Deere Invests Billions In Self-Driving Tractors, Smart Crop Sprayers: Report

Deere Invests Billions In Self-Driving Tractors, Smart Crop Sprayers: Report
  • Deere & Co DE, after conquering the farm industry hardware, aims to extend its dominance to software to boost the productivity of those machines and agriculture, the Wall Street Journal reports.
  • Deere is rolling out self-driving tractors capable of plowing fields and sprayers that distinguish weeds from crops. 
  • Deere, which helped make satellite-guided tractors universal in the U.S. Farm Belt over the past two decades, invested billions of dollars in developing more innovative machines to boost farming productivity.
  • "It's all about doing more with less," the report quoted CEO John May.
  • By the decade's end, May projects that 10% of Deere's annual revenue will come from fees for using the software.
  • The report specified that Deere's equipment rivals, CNH Industrial N.V. CNHI and AGCO Corp AGCO, agribusinesses like Bayer AG BAYRY and Corteva, Inc CTVA and venture-capital investors have collectively invested for predicting crop performance and lowering farmers' costs with more precise operations.
  • By 2026, Deere wants to connect 1.5 million machines in service and a half billion acres in use to its cloud-based John Deere Operations Center.

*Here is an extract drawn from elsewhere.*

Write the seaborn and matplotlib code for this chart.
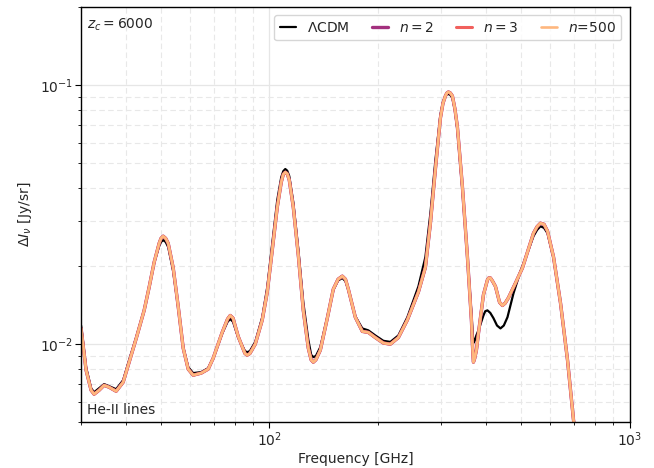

  • In 2021, Deere snapped up California startup Bear Flag Robotics for $250 million to provide software for turning older tractors into autonomous-capable vehicles.
  • Selling farmers' subscriptions to the software will likely yield higher profit margins than sales of Deere's signature green and yellow machinery, which will continue to make up the bulk of Deere sales. 
  • The report added Deere is betting that it can lower farmers' anxiety by offering software as a service on an ad-hoc basis for specific jobs, like tilling fields or applying fertilizer. Farmers would need to buy the newest crop sprayers to use the software.
  • Deere sold the smart sprayers on a limited basis, along with self-driving tractors for tillage work, using camera-guided technology.
  • By 2030, Deere said, it will offer autonomous models for its entire equipment line.
  • The estimated global agricultural sprayers worth $2.5 billion in 2022 will likely reach $3.5 billion by 2027, at a CAGR of 6.8% during the forecast period.
  • The global agricultural robots market size will likely grow from $4.9 billion in 2021 to $11.9 billion by 2026, at a CAGR of 19.3%.
  • Price Action: DE shares traded higher by 1.02% at $372.25 in the premarket on the last check Monday.